- [Goal]:
Nothing but the lines from the top of the data to the line holding "const rightTicks = [0,50,100,150,200,250,300,350,400];" should be printed, word for word and both ends included; leave the pictures out.

━━━ Data in this exercise ━━━

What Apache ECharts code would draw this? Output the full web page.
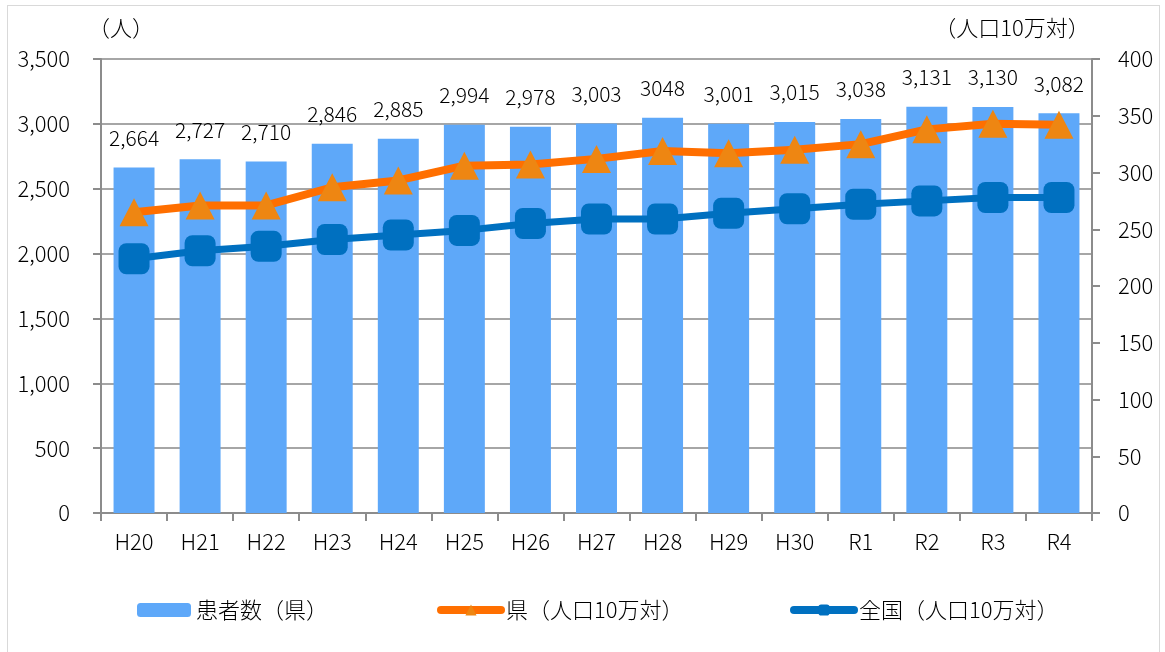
<!DOCTYPE html>
<html><head><meta charset="utf-8">
<script src="https://cdn.jsdelivr.net/npm/echarts@6/dist/echarts.min.js"></script>
<style>html,body{margin:0;padding:0;background:#fff}
#frame{position:absolute;left:7px;top:5px;width:1153px;height:660px;border:1px solid #d9d9d9;box-sizing:border-box}
#c{position:absolute;left:0;top:0;width:1165px;height:652px}</style>
</head><body><div id="frame"></div><div id="c"></div>
<script>
const categories = ['H20','H21','H22','H23','H24','H25','H26','H27','H28','H29','H30','R1','R2','R3','R4'];
const patients = [2664,2727,2710,2846,2885,2994,2978,3003,3048,3001,3015,3038,3131,3130,3082];
const patientLabels = ['2,664','2,727','2,710','2,846','2,885','2,994','2,978','3,003','3048','3,001','3,015','3,038','3,131','3,130','3,082'];
const prefRate = [265,271,271,287,293,306,307,312,319,317,320,325,338,343,342];
const nationalRate = [224,231,235,241,245,249,255,259,259,264,268,272,275,278,278];
const leftTicks = [0,500,1000,1500,2000,2500,3000,3500];
const rightTicks = [0,50,100,150,200,250,300,350,400];

const FONT = '"Noto Sans CJK JP", "Noto Sans", sans-serif';
const W = 300;
const chart = echarts.init(document.getElementById('c'));
chart.setOption({
  animation:false,
  textStyle:{fontFamily:FONT,color:'#000',fontWeight:W},
  grid:{left:101,right:73,top:59,bottom:139},
  legend:[
    {left:132,top:594,itemWidth:54,itemHeight:14,textStyle:{fontSize:22,color:'#000',fontFamily:FONT,fontWeight:W},data:['患者数（県）']},
    {left:432,top:594,itemWidth:60,itemHeight:14,textStyle:{fontSize:22,color:'#000',fontFamily:FONT,fontWeight:W},
     data:[{name:'県（人口10万対）',lineStyle:{width:8,cap:'round'}}]},
    {left:785,top:594,itemWidth:60,itemHeight:14,textStyle:{fontSize:22,color:'#000',fontFamily:FONT,fontWeight:W},
     data:[{name:'全国（人口10万対）',lineStyle:{width:8,cap:'round'}}]}
  ],
  xAxis:{type:'category',data:categories,boundaryGap:true,
    axisLine:{lineStyle:{color:'#8c8c8c',width:2}},
    axisTick:{show:true,alignWithLabel:false,length:8,lineStyle:{color:'#8c8c8c',width:2}},
    axisLabel:{fontSize:22,color:'#000',margin:18,fontFamily:FONT,fontWeight:W}},
  yAxis:[
    {type:'value',min:0,max:3500,interval:500,position:'left',
     name:'（人）',nameLocation:'end',nameGap:20,
     nameTextStyle:{fontSize:22,color:'#000',padding:[0,0,0,40],fontFamily:FONT,fontWeight:W},
     axisLine:{show:true,lineStyle:{color:'#8c8c8c',width:2}},
     axisTick:{show:true,length:8,lineStyle:{color:'#8c8c8c',width:2}},
     axisLabel:{fontSize:22,color:'#000',margin:31,fontFamily:FONT,fontWeight:W,formatter:v=>v.toLocaleString('en-US')},
     splitLine:{show:true,lineStyle:{color:'#a6a6a6',width:2}}},
    {type:'value',min:0,max:400,interval:50,position:'right',
     name:'（人口10万対）',nameLocation:'end',nameGap:20,
     nameTextStyle:{fontSize:22,color:'#000',padding:[0,160,0,0],fontFamily:FONT,fontWeight:W},
     axisLine:{show:true,lineStyle:{color:'#8c8c8c',width:2}},
     axisTick:{show:true,length:8,lineStyle:{color:'#8c8c8c',width:2}},
     axisLabel:{fontSize:22,color:'#000',margin:26,fontFamily:FONT,fontWeight:W},
     splitLine:{show:false}}
  ],
  series:[
    {name:'患者数（県）',type:'bar',yAxisIndex:0,data:patients,barCategoryGap:'38%',
     itemStyle:{color:'#5EA8F9'},
     label:{show:true,position:'top',distance:19,fontSize:21,color:'#000',fontFamily:FONT,fontWeight:W,
       formatter:p=>patientLabels[p.dataIndex]}},
    {name:'県（人口10万対）',type:'line',yAxisIndex:1,data:prefRate,
     symbol:'triangle',symbolSize:[29,28],
     lineStyle:{color:'#FF6F00',width:8},itemStyle:{color:'#EE8612'},z:3},
    {name:'全国（人口10万対）',type:'line',yAxisIndex:1,data:nationalRate,
     symbol:'roundRect',symbolSize:31,
     lineStyle:{color:'#0070C0',width:7},itemStyle:{color:'#0070C0'},z:4}
  ]
});
</script></body></html>
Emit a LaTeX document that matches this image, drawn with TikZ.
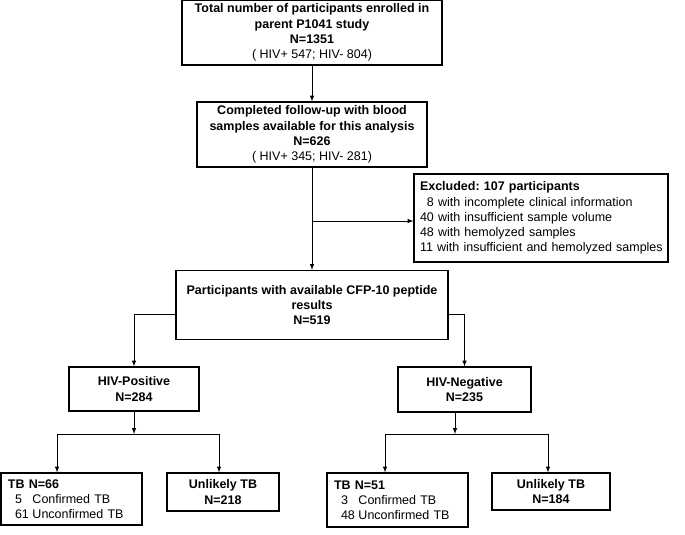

━━━

- [Response to the exercise]:
What Apache ECharts code would draw this? Output the full web page.
<!DOCTYPE html>
<html><head><meta charset="utf-8">
<script src="https://cdn.jsdelivr.net/npm/echarts@6/dist/echarts.min.js"></script>
<style>html,body{margin:0;padding:0;background:#fff}
#frame{position:absolute;left:7px;top:5px;width:1153px;height:660px;border:1px solid #d9d9d9;box-sizing:border-box}
#c{position:absolute;left:0;top:0;width:1165px;height:652px}</style>
</head><body><div id="frame"></div><div id="c"></div>
<script>
const categories = ['H20','H21','H22','H23','H24','H25','H26','H27','H28','H29','H30','R1','R2','R3','R4'];
const patients = [2664,2727,2710,2846,2885,2994,2978,3003,3048,3001,3015,3038,3131,3130,3082];
const patientLabels = ['2,664','2,727','2,710','2,846','2,885','2,994','2,978','3,003','3048','3,001','3,015','3,038','3,131','3,130','3,082'];
const prefRate = [265,271,271,287,293,306,307,312,319,317,320,325,338,343,342];
const nationalRate = [224,231,235,241,245,249,255,259,259,264,268,272,275,278,278];
const leftTicks = [0,500,1000,1500,2000,2500,3000,3500];
const rightTicks = [0,50,100,150,200,250,300,350,400];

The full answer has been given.